=== COLLECTED MATERIAL ===
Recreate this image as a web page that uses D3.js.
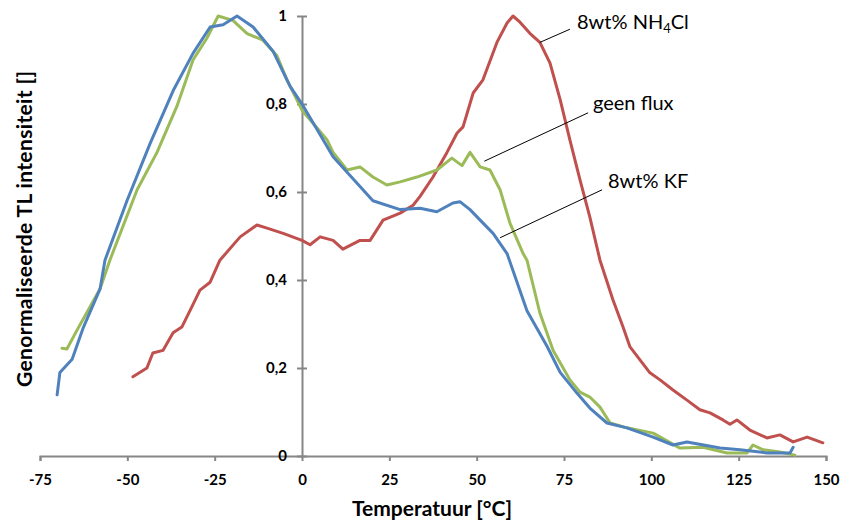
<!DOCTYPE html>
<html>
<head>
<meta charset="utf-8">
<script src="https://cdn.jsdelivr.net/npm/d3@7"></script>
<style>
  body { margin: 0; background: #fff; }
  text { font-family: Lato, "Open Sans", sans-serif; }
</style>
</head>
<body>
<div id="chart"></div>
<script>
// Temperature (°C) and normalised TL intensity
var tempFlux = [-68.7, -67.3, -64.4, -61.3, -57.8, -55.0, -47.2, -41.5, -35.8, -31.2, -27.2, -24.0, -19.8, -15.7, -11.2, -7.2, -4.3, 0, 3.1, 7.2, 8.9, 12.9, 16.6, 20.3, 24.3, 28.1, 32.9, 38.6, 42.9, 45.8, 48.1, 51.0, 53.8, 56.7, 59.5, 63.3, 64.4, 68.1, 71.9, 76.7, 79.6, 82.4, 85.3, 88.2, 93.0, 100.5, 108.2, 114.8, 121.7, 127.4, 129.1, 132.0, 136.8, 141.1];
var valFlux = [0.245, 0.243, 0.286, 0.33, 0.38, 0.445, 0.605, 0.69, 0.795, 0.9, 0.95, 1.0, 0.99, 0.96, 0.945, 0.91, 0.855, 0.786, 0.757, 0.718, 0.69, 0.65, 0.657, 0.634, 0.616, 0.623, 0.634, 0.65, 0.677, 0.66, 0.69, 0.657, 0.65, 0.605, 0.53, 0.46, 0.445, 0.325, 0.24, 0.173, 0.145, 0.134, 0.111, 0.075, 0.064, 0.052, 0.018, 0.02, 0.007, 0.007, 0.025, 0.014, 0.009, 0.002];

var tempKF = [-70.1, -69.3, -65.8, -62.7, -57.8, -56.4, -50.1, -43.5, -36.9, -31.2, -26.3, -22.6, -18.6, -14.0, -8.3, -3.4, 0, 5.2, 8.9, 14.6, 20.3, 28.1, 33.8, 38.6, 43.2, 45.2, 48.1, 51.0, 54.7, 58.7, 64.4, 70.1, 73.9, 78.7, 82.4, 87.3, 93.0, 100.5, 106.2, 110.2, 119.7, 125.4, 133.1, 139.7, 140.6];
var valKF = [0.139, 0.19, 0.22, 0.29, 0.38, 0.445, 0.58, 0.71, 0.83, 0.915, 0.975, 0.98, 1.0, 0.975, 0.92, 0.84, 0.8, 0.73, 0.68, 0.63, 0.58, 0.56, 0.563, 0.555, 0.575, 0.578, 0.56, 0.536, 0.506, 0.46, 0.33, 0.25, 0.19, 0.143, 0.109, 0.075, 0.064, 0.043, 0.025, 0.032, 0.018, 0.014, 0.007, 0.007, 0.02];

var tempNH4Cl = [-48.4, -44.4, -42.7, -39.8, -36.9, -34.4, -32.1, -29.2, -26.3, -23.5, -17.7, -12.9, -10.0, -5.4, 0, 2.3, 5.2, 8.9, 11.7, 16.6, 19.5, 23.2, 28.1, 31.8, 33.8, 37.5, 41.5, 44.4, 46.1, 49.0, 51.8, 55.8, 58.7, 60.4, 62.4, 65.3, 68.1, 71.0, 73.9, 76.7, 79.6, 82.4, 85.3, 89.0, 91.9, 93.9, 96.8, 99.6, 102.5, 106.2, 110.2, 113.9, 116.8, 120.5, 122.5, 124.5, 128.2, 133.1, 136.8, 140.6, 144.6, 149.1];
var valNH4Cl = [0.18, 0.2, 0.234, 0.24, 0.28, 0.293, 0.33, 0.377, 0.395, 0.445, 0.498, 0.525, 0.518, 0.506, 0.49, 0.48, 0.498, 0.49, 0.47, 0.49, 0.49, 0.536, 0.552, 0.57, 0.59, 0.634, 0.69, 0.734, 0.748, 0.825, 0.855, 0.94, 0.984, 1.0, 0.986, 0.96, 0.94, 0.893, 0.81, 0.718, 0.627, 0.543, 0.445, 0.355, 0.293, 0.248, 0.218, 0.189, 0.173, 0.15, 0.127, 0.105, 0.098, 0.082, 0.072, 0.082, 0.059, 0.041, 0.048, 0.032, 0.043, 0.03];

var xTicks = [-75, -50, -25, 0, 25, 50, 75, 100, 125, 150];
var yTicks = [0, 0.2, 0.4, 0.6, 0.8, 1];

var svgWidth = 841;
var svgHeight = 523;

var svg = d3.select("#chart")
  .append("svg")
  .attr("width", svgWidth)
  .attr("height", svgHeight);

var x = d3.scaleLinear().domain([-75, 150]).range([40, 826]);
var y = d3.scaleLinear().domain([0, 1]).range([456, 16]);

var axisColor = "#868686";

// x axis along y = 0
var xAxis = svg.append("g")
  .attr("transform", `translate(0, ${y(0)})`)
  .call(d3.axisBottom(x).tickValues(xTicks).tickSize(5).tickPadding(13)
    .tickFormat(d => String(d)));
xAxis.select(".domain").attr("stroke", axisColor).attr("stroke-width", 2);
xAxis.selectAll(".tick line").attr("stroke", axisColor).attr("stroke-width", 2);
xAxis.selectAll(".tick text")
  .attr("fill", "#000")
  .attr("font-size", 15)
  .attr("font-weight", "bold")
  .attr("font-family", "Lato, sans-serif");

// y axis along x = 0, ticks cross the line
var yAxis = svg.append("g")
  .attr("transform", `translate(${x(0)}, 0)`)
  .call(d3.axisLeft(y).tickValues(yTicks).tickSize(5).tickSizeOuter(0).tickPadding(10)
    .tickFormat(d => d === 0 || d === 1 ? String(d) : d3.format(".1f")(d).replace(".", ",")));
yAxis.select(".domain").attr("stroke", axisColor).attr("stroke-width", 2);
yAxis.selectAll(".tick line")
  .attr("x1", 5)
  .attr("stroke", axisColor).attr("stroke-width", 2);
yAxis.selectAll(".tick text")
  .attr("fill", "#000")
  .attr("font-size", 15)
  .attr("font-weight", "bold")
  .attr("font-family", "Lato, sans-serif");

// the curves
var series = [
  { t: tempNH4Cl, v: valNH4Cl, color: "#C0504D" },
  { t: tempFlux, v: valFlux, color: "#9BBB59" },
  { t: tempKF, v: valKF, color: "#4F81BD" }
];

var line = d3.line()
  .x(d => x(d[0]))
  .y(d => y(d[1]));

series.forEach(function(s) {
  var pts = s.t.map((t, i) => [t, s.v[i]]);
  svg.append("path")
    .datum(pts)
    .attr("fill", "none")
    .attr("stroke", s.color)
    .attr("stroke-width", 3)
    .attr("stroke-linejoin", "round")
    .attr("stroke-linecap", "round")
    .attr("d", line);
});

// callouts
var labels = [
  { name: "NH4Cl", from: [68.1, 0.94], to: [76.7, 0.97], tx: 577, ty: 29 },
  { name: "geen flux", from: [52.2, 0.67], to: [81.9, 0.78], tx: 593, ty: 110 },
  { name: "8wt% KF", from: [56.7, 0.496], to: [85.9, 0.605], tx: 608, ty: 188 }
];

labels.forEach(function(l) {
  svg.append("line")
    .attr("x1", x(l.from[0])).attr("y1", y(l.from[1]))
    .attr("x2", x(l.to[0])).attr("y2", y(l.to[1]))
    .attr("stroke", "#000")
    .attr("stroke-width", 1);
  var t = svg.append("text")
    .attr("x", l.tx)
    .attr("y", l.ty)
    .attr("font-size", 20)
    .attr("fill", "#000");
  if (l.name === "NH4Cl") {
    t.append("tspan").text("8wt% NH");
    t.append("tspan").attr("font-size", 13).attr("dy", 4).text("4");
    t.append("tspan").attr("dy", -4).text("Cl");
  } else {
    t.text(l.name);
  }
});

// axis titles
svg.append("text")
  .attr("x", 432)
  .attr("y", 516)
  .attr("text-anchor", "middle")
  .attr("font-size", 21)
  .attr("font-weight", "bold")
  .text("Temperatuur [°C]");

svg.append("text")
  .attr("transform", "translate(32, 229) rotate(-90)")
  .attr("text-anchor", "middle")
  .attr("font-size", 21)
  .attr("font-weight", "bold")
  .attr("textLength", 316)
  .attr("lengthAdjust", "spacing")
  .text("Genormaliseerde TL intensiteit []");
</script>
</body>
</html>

=== SET EXERCISE ===
Repeat the lines of the listing above verbatim, beginning at its first line and ending at the line containing "0.007, 0.007, 0.02];", which is included. Omit pictures.

=== ANSWER FOR THIS EXERCISE ===
Recreate this image as a web page that uses D3.js.
<!DOCTYPE html>
<html>
<head>
<meta charset="utf-8">
<script src="https://cdn.jsdelivr.net/npm/d3@7"></script>
<style>
  body { margin: 0; background: #fff; }
  text { font-family: Lato, "Open Sans", sans-serif; }
</style>
</head>
<body>
<div id="chart"></div>
<script>
// Temperature (°C) and normalised TL intensity
var tempFlux = [-68.7, -67.3, -64.4, -61.3, -57.8, -55.0, -47.2, -41.5, -35.8, -31.2, -27.2, -24.0, -19.8, -15.7, -11.2, -7.2, -4.3, 0, 3.1, 7.2, 8.9, 12.9, 16.6, 20.3, 24.3, 28.1, 32.9, 38.6, 42.9, 45.8, 48.1, 51.0, 53.8, 56.7, 59.5, 63.3, 64.4, 68.1, 71.9, 76.7, 79.6, 82.4, 85.3, 88.2, 93.0, 100.5, 108.2, 114.8, 121.7, 127.4, 129.1, 132.0, 136.8, 141.1];
var valFlux = [0.245, 0.243, 0.286, 0.33, 0.38, 0.445, 0.605, 0.69, 0.795, 0.9, 0.95, 1.0, 0.99, 0.96, 0.945, 0.91, 0.855, 0.786, 0.757, 0.718, 0.69, 0.65, 0.657, 0.634, 0.616, 0.623, 0.634, 0.65, 0.677, 0.66, 0.69, 0.657, 0.65, 0.605, 0.53, 0.46, 0.445, 0.325, 0.24, 0.173, 0.145, 0.134, 0.111, 0.075, 0.064, 0.052, 0.018, 0.02, 0.007, 0.007, 0.025, 0.014, 0.009, 0.002];

var tempKF = [-70.1, -69.3, -65.8, -62.7, -57.8, -56.4, -50.1, -43.5, -36.9, -31.2, -26.3, -22.6, -18.6, -14.0, -8.3, -3.4, 0, 5.2, 8.9, 14.6, 20.3, 28.1, 33.8, 38.6, 43.2, 45.2, 48.1, 51.0, 54.7, 58.7, 64.4, 70.1, 73.9, 78.7, 82.4, 87.3, 93.0, 100.5, 106.2, 110.2, 119.7, 125.4, 133.1, 139.7, 140.6];
var valKF = [0.139, 0.19, 0.22, 0.29, 0.38, 0.445, 0.58, 0.71, 0.83, 0.915, 0.975, 0.98, 1.0, 0.975, 0.92, 0.84, 0.8, 0.73, 0.68, 0.63, 0.58, 0.56, 0.563, 0.555, 0.575, 0.578, 0.56, 0.536, 0.506, 0.46, 0.33, 0.25, 0.19, 0.143, 0.109, 0.075, 0.064, 0.043, 0.025, 0.032, 0.018, 0.014, 0.007, 0.007, 0.02];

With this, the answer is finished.